In permitting further ambiguity to three bows we have the balances of the black horse.

We would have say a = 1 = [b,d,f] = {c,e,g} and then c = 1 = [b,d,f] = {a,e,g} and also e = 1 = [b,d,f] = {a,c,g}. Then there is one element common to all, the "wine" as at the table, served to all and by which the men are "made drunken", here that element is "g". Likewise each of the three shares one element with one of the other two besides "g".

We pick any order we wish of the three left hand bows and write: {c,e,g}=>{a,e,g}<={a,c,g}. Without loss of generality we assume that the opposing element of unity corresponding to the centre of the "balances" {c,e,g}=>{a,e,g}<={a,c,g}. is "c". We treat this as it were unity and by absorbtion we mimic the effect that we "lighten" the scales of the balances to {e,g}=>{a,e,g}<={a,g}. Then the "balances" find their equilibrium as if it were true that "thesis => synthesis <= antithesis." The middle of the balance is an unjustified union of the scales - a synthesis.

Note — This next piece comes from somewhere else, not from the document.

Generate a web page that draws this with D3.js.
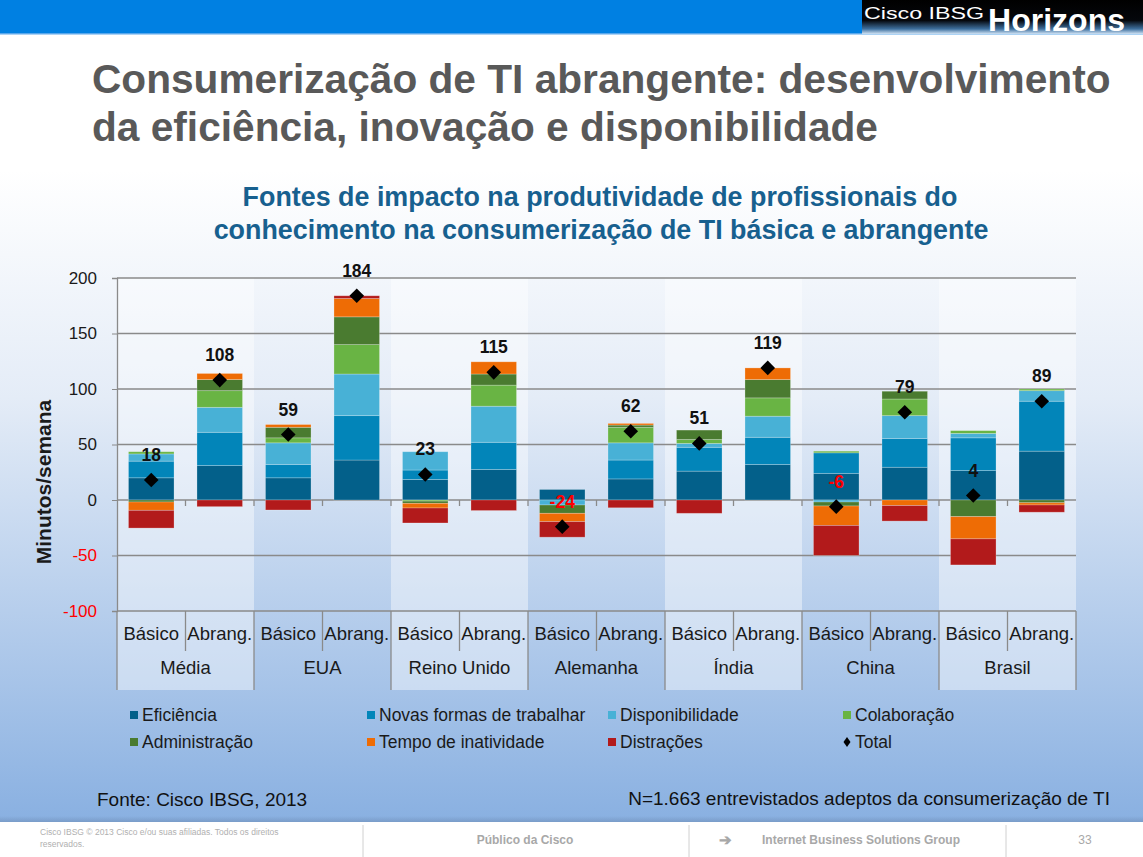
<!DOCTYPE html>
<html>
<head>
<meta charset="utf-8">
<script src="https://cdn.jsdelivr.net/npm/d3@7"></script>
<style>
html,body{margin:0;padding:0;background:#fff;}
svg{display:block;font-family:"Liberation Sans",Arial,sans-serif;}
</style>
</head>
<body>
<svg id="chart" width="1143" height="857"></svg>
<script>
// ---------- DATA ----------
const groups = ["Média","EUA","Reino Unido","Alemanha","Índia","China","Brasil"];
const levels = ["Básico","Abrang."];
const seriesNames = ["Eficiência","Novas formas de trabalhar","Disponibilidade","Colaboração","Administração","Tempo de inatividade","Distrações"];
const eficiencia       = [20, 31, 20, 36, 18.5, 27.5, 9.5, 19, 26, 32, 24, 29.5, 26.5, 44];
const novasFormas      = [15, 30, 12, 40, 8.5, 24.5, 0, 17, 21.5, 24.5, 18.5, 26, 29.5, 45];
const disponibilidade  = [6.5, 22.5, 19.5, 37.5, 16.5, 32.5, -4.5, 15.5, 3.5, 19, -1.8, 20.5, 4, 9.5];
const colaboracao      = [2, 15, 4.5, 26.5, -1, 19, 0, 14, 3.5, 16.5, 1.5, 15, 2.5, 1.5];
const administracao    = [-1.8, 10, 9.5, 25, -2, 10, -7.5, 2, 8.5, 16.5, -3.6, 7, -15, -2.5];
const tempoInatividade = [-7.5, 5.5, 2.5, 16.5, -4.2, 11, -7.5, 1.5, 0, 10.5, -17.5, -5, -20, -2];
const distracoes       = [-16, -6, -9, 2.5, -13.5, -9.5, -14, -7, -12, 0, -27, -14, -23.5, -6.5];
const total            = [18, 108, 59, 184, 23, 115, -24, 62, 51, 119, -6, 79, 4, 89];
const yTicks = [-100, -50, 0, 50, 100, 150, 200];
const colors = ["#03608a","#0285b9","#48b1d6","#69b444","#4a7b30","#ee6c05","#b21a1b"];

// ---------- BUILD TABLE ----------
const seriesArrays = [eficiencia, novasFormas, disponibilidade, colaboracao, administracao, tempoInatividade, distracoes];
const rows = [];
groups.forEach((g, gi) => levels.forEach((l, li) => {
  const i = gi * 2 + li;
  const r = {key: g + "|" + l, group: g, level: l, i: i, total: total[i]};
  seriesNames.forEach((s, si) => r[s] = seriesArrays[si][i]);
  rows.push(r);
}));

const svg = d3.select("#chart");
const W = 1143, H = 857;
const defs = svg.append("defs");

// background gradient
const bg = defs.append("linearGradient").attr("id","bg")
  .attr("gradientUnits","userSpaceOnUse").attr("x1",0).attr("x2",0).attr("y1",170).attr("y2",822);
bg.append("stop").attr("offset",0).attr("stop-color","#ffffff");
bg.append("stop").attr("offset",0.35).attr("stop-color","#e4ecf7");
bg.append("stop").attr("offset",1).attr("stop-color","#89b0e1");
svg.append("rect").attr("width",W).attr("height",H).attr("fill","url(#bg)");

// header
svg.append("rect").attr("x",0).attr("y",0).attr("width",W).attr("height",33).attr("fill","#0080e2");
svg.append("rect").attr("x",0).attr("y",33).attr("width",W).attr("height",1.5).attr("fill","#5aa8ec");
const lg = defs.append("linearGradient").attr("id","logo").attr("x1",0).attr("y1",0).attr("x2",0).attr("y2",1);
lg.append("stop").attr("offset",0).attr("stop-color","#000000");
lg.append("stop").attr("offset",0.6).attr("stop-color","#05070c");
lg.append("stop").attr("offset",0.85).attr("stop-color","#3d6f9e");
lg.append("stop").attr("offset",1).attr("stop-color","#cfe2f4");
svg.append("rect").attr("x",862).attr("y",0).attr("width",W-862).attr("height",34).attr("fill","url(#logo)");
svg.append("text").attr("x",864).attr("y",19).attr("fill","#fff").attr("font-size",16)
  .attr("textLength",120).attr("lengthAdjust","spacingAndGlyphs").text("Cisco IBSG");
svg.append("text").attr("x",988).attr("y",30.5).attr("fill","#fff").attr("font-size",32).attr("font-weight","bold")
  .attr("textLength",137).attr("lengthAdjust","spacingAndGlyphs").text("Horizons");

// title
function fit(sel, w){ const n = sel.node(); const cur = n.getComputedTextLength(); const fs = +sel.attr("font-size"); sel.attr("font-size", fs * w / cur); }
const t1 = svg.append("text").attr("x",92).attr("y",93).attr("fill","#595959").attr("font-weight","bold").attr("font-size",38)
  .text("Consumerização de TI abrangente: desenvolvimento");
fit(t1, 1019);
svg.append("text").attr("x",92).attr("y",141).attr("fill","#595959").attr("font-weight","bold").attr("font-size",t1.attr("font-size"))
  .text("da eficiência, inovação e disponibilidade");

// subtitle
const s1 = svg.append("text").attr("x",600).attr("y",206).attr("text-anchor","middle").attr("fill","#17608f").attr("font-weight","bold").attr("font-size",24)
  .text("Fontes de impacto na produtividade de profissionais do");
fit(s1, 715);
svg.append("text").attr("x",601).attr("y",239).attr("text-anchor","middle").attr("fill","#17608f").attr("font-weight","bold").attr("font-size",s1.attr("font-size"))
  .text("conhecimento na consumerização de TI básica e abrangente");

// ---------- SCALES ----------
const x0 = 117, x1 = 1076;
const x = d3.scaleBand().domain(rows.map(d => d.key)).range([x0, x1]).paddingInner(0.335).paddingOuter(0.1675);
const step = x.step();
const y = d3.scaleLinear().domain([-100, 200]).range([611, 278]);

// group bands (light columns)
groups.forEach((g, gi) => {
  if (gi % 2 === 0) {
    svg.append("rect").attr("x", x0 + gi * 2 * step).attr("y", 278).attr("width", 2 * step).attr("height", 690 - 278)
      .attr("fill","#ffffff").attr("fill-opacity",0.42);
  }
});

// gridlines
svg.append("g").selectAll("line").data(yTicks).join("line")
  .attr("x1",x0).attr("x2",x1).attr("y1",d => y(d)).attr("y2",d => y(d))
  .attr("stroke","#8a8a8a").attr("stroke-width",1.3);

// y axis
const yAxis = svg.append("g").attr("transform",`translate(${x0},0)`)
  .call(d3.axisLeft(y).tickValues(yTicks).tickSize(5).tickPadding(15).tickFormat(d => String(d)));
yAxis.select(".domain").attr("stroke","#8a8a8a").attr("stroke-width",1.3);
yAxis.selectAll(".tick line").attr("stroke","#8a8a8a");
yAxis.selectAll(".tick text").attr("font-size",17).attr("font-family","'Liberation Sans',Arial")
  .attr("fill", d => d < 0 ? "#ff0000" : "#1a1a1a");
svg.append("text").attr("transform","translate(51,482) rotate(-90)").attr("text-anchor","middle")
  .attr("font-weight","bold").attr("font-size",21).attr("fill","#1a1a1a").text("Minutos/semana");

// ---------- BARS ----------
const stack = d3.stack().keys(seriesNames).offset(d3.stackOffsetDiverging);
const stacked = stack(rows);
svg.append("g").selectAll("g").data(stacked).join("g").attr("fill",(d,i) => colors[i])
  .selectAll("rect").data(d => d).join("rect")
  .attr("x", d => x(d.data.key)).attr("width", x.bandwidth())
  .attr("y", d => y(Math.max(d[0], d[1]))).attr("height", d => Math.abs(y(d[0]) - y(d[1])))
  .attr("stroke","#ffffff").attr("stroke-opacity",0.3).attr("stroke-width",0.8);

// category ticks on zero line
const bounds = d3.range(1, rows.length).map(i => x0 + i * step);
svg.append("g").selectAll("line").data(bounds).join("line")
  .attr("x1",d => d).attr("x2",d => d).attr("y1",y(0)).attr("y2",y(0) + 6)
  .attr("stroke","#8a8a8a").attr("stroke-width",1.3);

// category axis (two levels)
const catG = svg.append("g");
const allBounds = d3.range(0, rows.length + 1).map(i => ({x: x0 + i * step, major: i % 2 === 0}));
catG.selectAll("line").data(allBounds).join("line")
  .attr("x1",d => d.x).attr("x2",d => d.x).attr("y1",611).attr("y2",d => d.major ? 690 : 651)
  .attr("stroke","#8a8a8a").attr("stroke-width",1.3);
catG.selectAll("text.lvl").data(rows).join("text").attr("class","lvl")
  .attr("x", d => x(d.key) + x.bandwidth() / 2).attr("y", 640).attr("text-anchor","middle")
  .attr("font-size",18.5).attr("fill","#1a1a1a").text(d => d.level);
catG.selectAll("text.grp").data(groups).join("text").attr("class","grp")
  .attr("x", (d, gi) => x0 + (gi * 2 + 1) * step).attr("y", 674).attr("text-anchor","middle")
  .attr("font-size",18.5).attr("fill","#1a1a1a").text(d => d);

// ---------- TOTAL MARKERS & LABELS ----------
const diamond = "M0,-7.3L7.3,0L0,7.3L-7.3,0Z";
svg.append("g").selectAll("path").data(rows).join("path")
  .attr("transform", d => `translate(${x(d.key) + x.bandwidth() / 2},${y(d.total)})`)
  .attr("d", diamond).attr("fill","#000");
svg.append("g").selectAll("text").data(rows).join("text")
  .attr("x", d => x(d.key) + x.bandwidth() / 2).attr("y", d => y(d.total) - 19)
  .attr("text-anchor","middle").attr("font-weight","bold").attr("font-size",17.5)
  .attr("fill", d => d.total < 0 ? "#ff0000" : "#111").text(d => d.total);

// ---------- LEGEND ----------
const legendItems = seriesNames.map((s, i) => ({name: s, color: colors[i], type: "sq"}))
  .concat([{name: "Total", color: "#000", type: "dia"}]);
const legendCols = [130, 367, 608, 843];
const legendRows = [715, 742];
const lgG = svg.append("g");
legendItems.forEach((it, idx) => {
  const lx = legendCols[idx % 4], ly = legendRows[Math.floor(idx / 4)];
  if (it.type === "sq") {
    lgG.append("rect").attr("x", lx).attr("y", ly - 4).attr("width", 8).attr("height", 8).attr("fill", it.color);
  } else {
    lgG.append("path").attr("transform", `translate(${lx + 4},${ly})`).attr("d","M0,-5L3.5,0L0,5L-3.5,0Z").attr("fill","#000");
  }
  lgG.append("text").attr("x", lx + 12).attr("y", ly + 6).attr("font-size",17.5).attr("fill","#1a1a1a").text(it.name);
});

// sources
svg.append("text").attr("x",97).attr("y",806).attr("font-size",19).attr("fill","#111").text("Fonte: Cisco IBSG, 2013");
svg.append("text").attr("x",1110).attr("y",805).attr("text-anchor","end").attr("font-size",19).attr("fill","#111")
  .text("N=1.663 entrevistados adeptos da consumerização de TI");

// ---------- FOOTER ----------
const sh = defs.append("linearGradient").attr("id","sh").attr("x1",0).attr("y1",0).attr("x2",0).attr("y2",1);
sh.append("stop").attr("offset",0).attr("stop-color","#6f8fb8").attr("stop-opacity",0.0);
sh.append("stop").attr("offset",1).attr("stop-color","#6f8fb8").attr("stop-opacity",0.6);
svg.append("rect").attr("x",0).attr("y",816).attr("width",W).attr("height",6).attr("fill","url(#sh)");
svg.append("rect").attr("x",0).attr("y",822).attr("width",W).attr("height",H - 822).attr("fill","#ffffff");
[363, 689, 1006].forEach(vx => svg.append("line").attr("x1",vx).attr("x2",vx).attr("y1",825).attr("y2",857)
  .attr("stroke","#d0d0d0").attr("stroke-width",1));
svg.append("text").attr("x",40).attr("y",835).attr("font-size",8.5).attr("fill","#b0b0b0")
  .text("Cisco IBSG © 2013 Cisco e/ou suas afiliadas. Todos os direitos");
svg.append("text").attr("x",40).attr("y",847).attr("font-size",8.5).attr("fill","#b0b0b0").text("reservados.");
svg.append("text").attr("x",525).attr("y",844).attr("text-anchor","middle").attr("font-size",12).attr("font-weight","bold")
  .attr("fill","#a8a8a8").text("Público da Cisco");
svg.append("text").attr("x",719).attr("y",845).attr("font-size",15).attr("font-weight","bold").attr("fill","#a8a8a8").text("➔");
svg.append("text").attr("x",762).attr("y",844).attr("font-size",12).attr("font-weight","bold")
  .attr("fill","#a8a8a8").text("Internet Business Solutions Group");
svg.append("text").attr("x",1085).attr("y",844).attr("text-anchor","middle").attr("font-size",12)
  .attr("fill","#a8a8a8").text("33");
</script>
</body>
</html>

The element in view as unity is "the oil" from the verse. We usually equate oil with doctrine, but in this case or process it may also be thought of as "leaven". I.e we can "agree to disagree" with accepting the synthesis: it becomes agreeable to ignore the facts (unity) on the basis that it is our "stance" on them we disagree over rather than the facts themselves.

The "measure of wheat" for a penny refers to one singleton of the right hand octal (wheat) in balance with a scaled measure (here the weight of a penny) that is in balance with a "triple measure" (of barley) from the left hand. The "penny" or "unity" is the days wages, (a "crown" of reward when in the right hand but not so here as in the left. There is ambiguity over the wages or unity in view, as three are assumed rather than one.) Then in balancing the singletons (wheat) with the left handed bows (barley) with three such bows as here we have our balances.

"Hurt not the oil and the wine" informs us we should preserve the action of unity (we used "c" here) and likewise we should not alter the operation on "g". I.e. that which is left in the balances at the end! (NB a + e = g in the left hand with c=1.) We should not permit the structural inconsistency of switching oil and wine with use of the fourth bow, however the carnal man in the system (as in the image) will gravitate to the choice of the two that dispenses with the hard facts as oil - as if they were painful, and gravitate to the synthesis of the wine as if it were pleasurable, a continuation of the dopamine rush from being "part of the group". We are predisosed to approach pleasure and avoid pain.